Your employer’s payroll schedule is the primary factor. Some employers choose weekly pay to accommodate hourly workers, while others prefer biweekly or semi-monthly schedules for efficiency.

2. Employment Type

  • Hourly employees: Usually receive weekly or biweekly pay stubs reflecting hours worked and overtime.
  • Salaried employees: Often receive pay stubs semi-monthly or monthly.
  • Contractors and freelancers: May receive pay stubs according to project completion or agreed payment schedules.

3. State Regulations

Different states have specific rules regarding pay stub frequency. For example:

  • California: Requires employers to provide a wage statement with every paycheck.
  • New York: Mandates employees receive a pay statement each payday.
  • Texas: Employers are not required by law to provide a pay stub, though most do.

4. Company Policy

Even if state law does not strictly require pay stubs, many companies provide them as part of their payroll process for transparency and employee satisfaction.

Why Regular Pay Stubs Matter?

Receiving pay stubs consistently is important for several reasons:

1. Financial Planning

Pay stubs provide a clear picture of your income, taxes, and deductions. Knowing exactly how much you are earning and what is being withheld helps with budgeting, saving, and planning for expenses.

2. Error Detection

Mistakes in payroll can occur. Regular pay stubs allow you to quickly spot errors in hours worked, overtime calculations, or deductions, enabling you to address them promptly.

3. Tax Filing

Pay stubs are essential for preparing annual tax returns. They provide a breakdown of federal, state, and local taxes withheld, as well as contributions to retirement plans and other benefits.

4. Loan and Rental Applications

Lenders and landlords often require recent pay stubs as proof of income. Having up-to-date pay stubs makes it easier to apply for loans, credit, or housing.

5. Legal Protection

Pay stubs serve as a legal record of your earnings and deductions. In disputes with your employer over pay, having documented proof can protect your rights.

How to Receive Pay Stubs?

Pay stubs are provided in two main formats:

  • Paper Pay Stubs: Traditionally attached to your physical paycheck.
  • Electronic Pay Stubs: Many companies now offer online payroll systems where employees can download or view pay stubs anytime. Electronic stubs are convenient, eco-friendly, and reduce the risk of loss or damage.

Employees should ensure they know how to access their pay stubs, whether digitally or physically, and retain copies for future reference.

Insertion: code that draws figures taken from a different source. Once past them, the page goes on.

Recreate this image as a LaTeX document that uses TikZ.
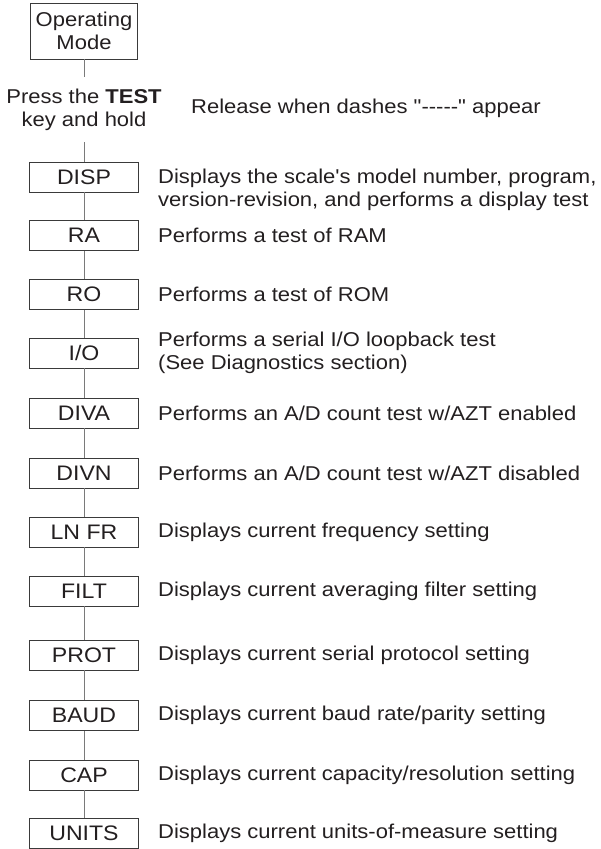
\documentclass[tikz,border=0pt]{standalone}
\usepackage{fontspec}
\setmainfont{Liberation Sans}[Ligatures=TeXOff, FakeStretch=1.1]
\definecolor{txt}{HTML}{231F20}
\definecolor{boxc}{HTML}{3A3A3A}
\definecolor{linec}{HTML}{7A7A7A}
\begin{document}
\begin{tikzpicture}[x=1pt,y=-1pt,
  every node/.style={font=\fontsize{20}{23}\selectfont, text=txt},
  box/.style={draw=boxc, line width=0.9pt, minimum width=109pt, minimum height=30pt, inner sep=0pt, font=\fontsize{21}{23}\selectfont},
  desc/.style={anchor=west, inner sep=0pt, align=left},
  conn/.style={draw=linec, line width=0.9pt}]
\useasboundingbox (0,0) rectangle (600,849);
\node[box, minimum width=107pt, minimum height=56pt, align=center, font=\fontsize{20}{23}\selectfont] (op) at (84,31) {Operating\\Mode};
\node[inner sep=0pt, align=center, minimum height=65pt] (press) at (84,109.5) {Press the \textbf{TEST}\\key and hold};
\node[anchor=base west, inner sep=0pt] (rel) at (191,113) {Release when dashes "-----" appear};

\node[box] (disp) at (84,177) {DISP};
\node[box] (ra) at (84,235.5) {RA};
\node[box] (ro) at (84,294.5) {RO};
\node[box] (io) at (84,353) {I/O};
\node[box] (diva) at (84,413) {DIVA};
\node[box] (divn) at (84,473) {DIVN};
\node[box] (lnfr) at (84,532) {LN FR};
\node[box] (filt) at (84,591) {FILT};
\node[box] (prot) at (84,655) {PROT};
\node[box] (baud) at (84,715.5) {BAUD};
\node[box] (cap) at (84,775) {CAP};
\node[box] (units) at (84,833.5) {UNITS};

\node[desc, anchor=north west] (ddisp) at (158,168.5) {Displays the scale's model number, program,\\version-revision, and performs a display test};
\node[desc] (dra) at (158,235.5) {Performs a test of RAM};
\node[desc] (dro) at (158,294.5) {Performs a test of ROM};
\node[desc] (dio) at (158,353) {Performs a serial I/O loopback test\\(See Diagnostics section)};
\node[desc] (ddiva) at (158,413) {Performs an A/D count test w/AZT enabled};
\node[desc] (ddivn) at (158,473) {Performs an A/D count test w/AZT disabled};
\node[desc] (dlnfr) at (158,532) {Displays current frequency setting};
\node[desc] (dfilt) at (158,591) {Displays current averaging filter setting};
\node[desc] (dprot) at (158,655) {Displays current serial protocol setting};
\node[desc] (dbaud) at (158,715.5) {Displays current baud rate/parity setting};
\node[desc] (dcap) at (158,775) {Displays current capacity/resolution setting};
\node[desc] (dunits) at (158,833.5) {Displays current units-of-measure setting};

\draw[conn] (op) -- (press);
\draw[conn] (press) -- (disp);
\draw[conn] (disp) -- (ra);
\draw[conn] (ra) -- (ro);
\draw[conn] (ro) -- (io);
\draw[conn] (io) -- (diva);
\draw[conn] (diva) -- (divn);
\draw[conn] (divn) -- (lnfr);
\draw[conn] (lnfr) -- (filt);
\draw[conn] (filt) -- (prot);
\draw[conn] (prot) -- (baud);
\draw[conn] (baud) -- (cap);
\draw[conn] (cap) -- (units);
\end{tikzpicture}
\end{document}
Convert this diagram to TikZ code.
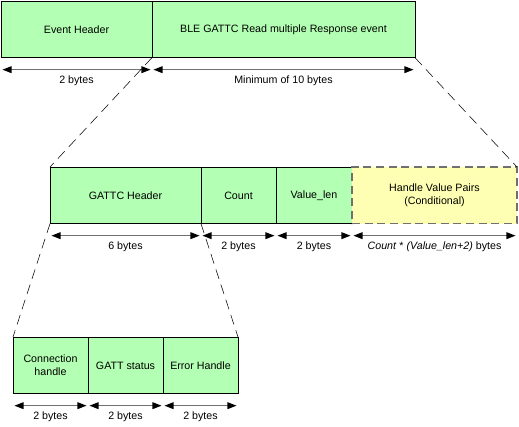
\documentclass[tikz,border=0pt]{standalone}
\usepackage{fontspec}
\setmainfont{Liberation Sans}
\usetikzlibrary{arrows.meta,positioning}
\definecolor{fieldgreen}{RGB}{179,255,179}
\definecolor{condyellow}{RGB}{255,255,179}
\definecolor{arrowgray}{RGB}{112,112,112}

\begin{document}
\begin{tikzpicture}[x=0.75pt,y=-0.75pt,node distance=0pt,
  font=\fontsize{8}{9.5}\selectfont,
  field/.style={rectangle,draw=black,fill=fieldgreen,minimum height=42.5pt,
    inner sep=1pt,outer sep=0pt,align=center},
  cond field/.style={field,draw=arrowgray,fill=condyellow,line width=0.8pt,
    dash pattern=on 6pt off 3.5pt},
  size arrow/.style={{Triangle[length=7pt,width=5pt,color=black]}-{Triangle[length=7pt,width=5pt,color=black]},
    draw=arrowgray,line width=1.2pt,shorten <=1pt,shorten >=1pt},
  zoom line/.style={draw=black,thin,dash pattern=on 7.5pt off 4.5pt}]

  \useasboundingbox (0,0) rectangle (519,426);

  % event
  \node[field,minimum width=113.25pt,anchor=north west] (evh) at (1,1) {Event Header};
  \node[field,minimum width=197.25pt,right=of evh] (ble) {BLE GATTC Read multiple Response event};

  % event parameters
  \node[field,minimum width=113.25pt,anchor=north west] (gh) at (50,167) {GATTC Header};
  \node[field,minimum width=56.25pt,right=of gh] (cnt) {Count};
  \node[field,minimum width=57pt,right=of cnt] (vlen) {Value\_len};
  \node[cond field,minimum width=123.75pt,right=of vlen] (hvp) {Handle Value Pairs\\(Conditional)};

  % GATTC header
  \node[field,minimum width=56.25pt,anchor=north west] (ch) at (13,337) {Connection\\handle};
  \node[field,minimum width=56.25pt,right=of ch] (gs) {GATT status};
  \node[field,minimum width=56.25pt,right=of gs] (eh) {Error Handle};

  % sizes
  \foreach \f/\t in {evh/2 bytes, ble/Minimum of 10 bytes, gh/6 bytes, cnt/2 bytes,
                     vlen/2 bytes, ch/2 bytes, gs/2 bytes, eh/2 bytes}
    \draw[size arrow] ([yshift=-9pt]\f.south west) -- node[below=1pt] {\t} ([yshift=-9pt]\f.south east);
  \draw[size arrow] ([yshift=-9pt]hvp.south west) -- node[below=1pt]
    {\textit{Count} * \textit{(Value\_len+2)} bytes} ([yshift=-9pt]hvp.south east);

  % zoom
  \draw[zoom line] (ble.south west) -- (gh.north west);
  \draw[zoom line] (ble.south east) -- (hvp.north east);
  \draw[zoom line] (gh.south west) -- (ch.north west);
  \draw[zoom line] (gh.south east) -- (eh.north east);
\end{tikzpicture}
\end{document}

Tips for Managing Pay Stubs

To maximize the benefits of your pay stubs, consider these tips:

  1. Keep a Record: Maintain organized folders, either digitally or physically, for all pay stubs.
  2. Check for Accuracy: Review each pay stub for errors in hours, rates, deductions, and taxes.
  3. Understand Deductions: Familiarize yourself with the different types of deductions, such as health insurance, retirement contributions, and tax withholdings.
  4. Track Year-to-Date Totals: Regularly monitor your cumulative earnings and deductions to plan for taxes and financial goals.
  5. Request Missing Pay Stubs: If you don’t receive a pay stub as per your pay schedule, contact your HR or payroll department promptly.

Conclusion

Pay stubs are essential documents that provide transparency, aid in financial planning, and protect employees’ rights. The frequency of receiving pay stubs depends on your employer’s pay schedule, your employment type, and state regulations. Most commonly, employees receive pay stubs weekly, biweekly, semi-monthly, or monthly.